Which brings me to my final point – the robots simply aren’t human. Even when they are pronouncing things well, they can be hard to understand. On the flipside, the DC Metro robot sounds realistic enough that she creeps me the hell out, which I can only assume is the auditory equivalent of the uncanny valley. I suppose a synthesized voice could have neutrality as an advantage – a grumpy human is probably more off-putting than a lifeless machine. But again, this is solvable with human recordings. I cannot imagine any robot being more comforting than a reasonably calm human.

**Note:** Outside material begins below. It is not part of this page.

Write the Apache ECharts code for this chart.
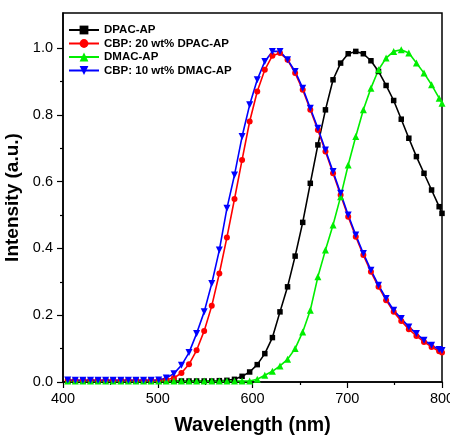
<!DOCTYPE html>
<html>
<head>
<meta charset="utf-8">
<script src="https://cdn.jsdelivr.net/npm/echarts@6/dist/echarts.min.js"></script>
<style>
  html, body { margin: 0; padding: 0; background: #fff; }
  #chart { width: 450px; height: 436px; }
</style>
</head>
<body>
<div id="chart"></div>
<script>
// Emission wavelengths (nm)
const wavelength = [405, 413, 421, 429, 437, 445, 453, 461, 469, 477,
  485, 493, 501, 509, 517, 525, 533, 541, 549, 557,
  565, 573, 581, 589, 597, 605, 613, 621, 629, 637,
  645, 653, 661, 669, 677, 685, 693, 701, 709, 717,
  725, 733, 741, 749, 757, 765, 773, 781, 789, 797, 800];

// Normalised PL intensity of each sample
const dpacAP = [0.003, 0.003, 0.003, 0.003, 0.003, 0.003, 0.003, 0.003, 0.003, 0.003,
  0.003, 0.003, 0.003, 0.003, 0.003, 0.003, 0.003, 0.003, 0.003, 0.003,
  0.004, 0.005, 0.008, 0.017, 0.030, 0.052, 0.085, 0.133, 0.210, 0.285,
  0.377, 0.478, 0.595, 0.710, 0.815, 0.905, 0.955, 0.983, 0.990, 0.983,
  0.962, 0.930, 0.888, 0.843, 0.787, 0.730, 0.675, 0.625, 0.575, 0.525, 0.505];

const cbp20DPAC = [0.005, 0.005, 0.005, 0.005, 0.005, 0.005, 0.005, 0.005, 0.005, 0.005,
  0.005, 0.005, 0.005, 0.007, 0.012, 0.027, 0.053, 0.095, 0.153, 0.228,
  0.325, 0.433, 0.548, 0.665, 0.780, 0.870, 0.935, 0.977, 0.985, 0.965,
  0.925, 0.875, 0.815, 0.755, 0.690, 0.625, 0.560, 0.495, 0.435, 0.380,
  0.330, 0.285, 0.245, 0.210, 0.183, 0.158, 0.138, 0.120, 0.105, 0.092, 0.088];

const dmacAP = [0.003, 0.003, 0.003, 0.003, 0.003, 0.003, 0.003, 0.003, 0.003, 0.003,
  0.003, 0.003, 0.003, 0.003, 0.003, 0.003, 0.003, 0.003, 0.003, 0.003,
  0.003, 0.003, 0.003, 0.003, 0.003, 0.008, 0.020, 0.032, 0.048, 0.068,
  0.100, 0.150, 0.215, 0.315, 0.395, 0.470, 0.555, 0.650, 0.735, 0.815,
  0.880, 0.935, 0.970, 0.990, 0.995, 0.985, 0.955, 0.925, 0.890, 0.850, 0.835];

const cbp10DMAC = [0.006, 0.005, 0.005, 0.005, 0.005, 0.005, 0.005, 0.005, 0.005, 0.005,
  0.005, 0.005, 0.006, 0.012, 0.025, 0.050, 0.088, 0.145, 0.210, 0.295,
  0.395, 0.520, 0.620, 0.735, 0.830, 0.905, 0.960, 0.990, 0.990, 0.965,
  0.930, 0.880, 0.820, 0.760, 0.695, 0.630, 0.565, 0.500, 0.440, 0.385,
  0.335, 0.290, 0.250, 0.215, 0.190, 0.165, 0.145, 0.125, 0.110, 0.097, 0.094];

const seriesNames = ['DPAC-AP', 'CBP: 20 wt% DPAC-AP', 'DMAC-AP', 'CBP: 10 wt% DMAC-AP'];
const xMajorTicks = [400, 500, 600, 700, 800];
const xMinorTicks = [450, 550, 650, 750];
const yMajorTicks = [0, 0.2, 0.4, 0.6, 0.8, 1.0];
const yMinorTicks = [0.1, 0.3, 0.5, 0.7, 0.9];

const pairs = ys => wavelength.map((x, i) => [x, ys[i]]);

const font = 'Liberation Sans, Arial, sans-serif';

function line(name, ys, color, symbol, size, rotate) {
  return {
    name: name,
    type: 'line',
    data: pairs(ys),
    xAxisIndex: 0,
    yAxisIndex: 0,
    symbol: symbol,
    symbolSize: size,
    symbolRotate: rotate || 0,
    showAllSymbol: true,
    lineStyle: { color: color, width: 1.6 },
    itemStyle: { color: color, borderWidth: 0 },
    emphasis: { disabled: true },
    animation: false
  };
}

const chart = echarts.init(document.getElementById('chart'), null, { renderer: 'canvas' });

const baseX = {
  type: 'value', min: 400, max: 800,
  splitLine: { show: false }
};
const baseY = {
  type: 'value', min: 0, max: 1.105,
  splitLine: { show: false }
};

chart.setOption({
  backgroundColor: '#ffffff',
  animation: false,
  grid: {
    left: 63, right: 8, top: 13, bottom: 54,
    containLabel: false, outerBoundsMode: 'none',
    show: true, borderColor: '#000', borderWidth: 1.5, backgroundColor: 'transparent'
  },
  legend: {
    left: 63, top: 19, orient: 'vertical', itemGap: 1.5,
    itemWidth: 30, itemHeight: 11,
    textStyle: { fontFamily: font, fontWeight: 'bold', fontSize: 11.5, lineHeight: 12, color: '#000', padding: [0, 0, 0, 0] },
    data: seriesNames
  },
  xAxis: [
    Object.assign({}, baseX, {
      position: 'bottom',
      name: 'Wavelength (nm)', nameLocation: 'middle', nameGap: 34,
      nameTextStyle: { fontFamily: font, fontWeight: 'bold', fontSize: 19.5, color: '#000' },
      axisLine: { show: true, lineStyle: { color: '#000', width: 1.5 } },
      axisTick: { show: true, length: 6, inside: false, customValues: xMajorTicks, lineStyle: { color: '#000', width: 1.2 } },
      axisLabel: { customValues: xMajorTicks, fontFamily: font, fontSize: 14.5, color: '#000', margin: 9 }
    }),
    Object.assign({}, baseX, {
      position: 'bottom',
      axisLine: { show: false },
      axisTick: { show: true, length: 3, customValues: xMinorTicks, lineStyle: { color: '#000', width: 1.2 } },
      axisLabel: { show: false }
    })
  ],
  yAxis: [
    Object.assign({}, baseY, {
      position: 'left',
      name: 'Intensity (a.u.)', nameLocation: 'middle', nameGap: 39, nameRotate: 90,
      nameTextStyle: { fontFamily: font, fontWeight: 'bold', fontSize: 19, color: '#000' },
      axisLine: { show: true, lineStyle: { color: '#000', width: 1.5 } },
      axisTick: { show: true, length: 6, customValues: yMajorTicks, lineStyle: { color: '#000', width: 1.2 } },
      axisLabel: { customValues: yMajorTicks, fontFamily: font, fontSize: 14.5, color: '#000', margin: 10,
        formatter: v => v.toFixed(1) }
    }),
    Object.assign({}, baseY, {
      position: 'left',
      axisLine: { show: false },
      axisTick: { show: true, length: 3, customValues: yMinorTicks, lineStyle: { color: '#000', width: 1.2 } },
      axisLabel: { show: false }
    })
  ],
  series: [
    line(seriesNames[0], dpacAP, '#000000', 'rect', 5.5),
    line(seriesNames[1], cbp20DPAC, '#ff0000', 'circle', 6),
    line(seriesNames[2], dmacAP, '#00ee00', 'triangle', 7),
    line(seriesNames[3], cbp10DMAC, '#0000ff', 'triangle', 7, 180)
  ]
});
</script>
</body>
</html>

Generally speaking, we’re reducing the workforce more and more, replacing the workforce with automation, machinery. It’s a necessary progression, though I’m not sure we’re prepared to deal with the unemployment consequences. It’s easy to imagine speech synthesis as a readily available extension of this concept – is talking a necessary job? But human speech is seemingly being replaced in instances where the speaking does not actually replace a human’s job and/or a human recording would easily suffice. In some instances, speaking being replaced is a mere component of another job being replaced – take self-checkout machines (which tend to be human recordings despite the fact that grocery store inventories are far more volatile than train routes, hence ‘place your… object… in the bag’). But I feel like I’m seeing more and more instances that seem to use speech synthesis which is demonstrably worse than a human voice, and seemingly serves no purpose (presumably beyond lining someone’s pockets).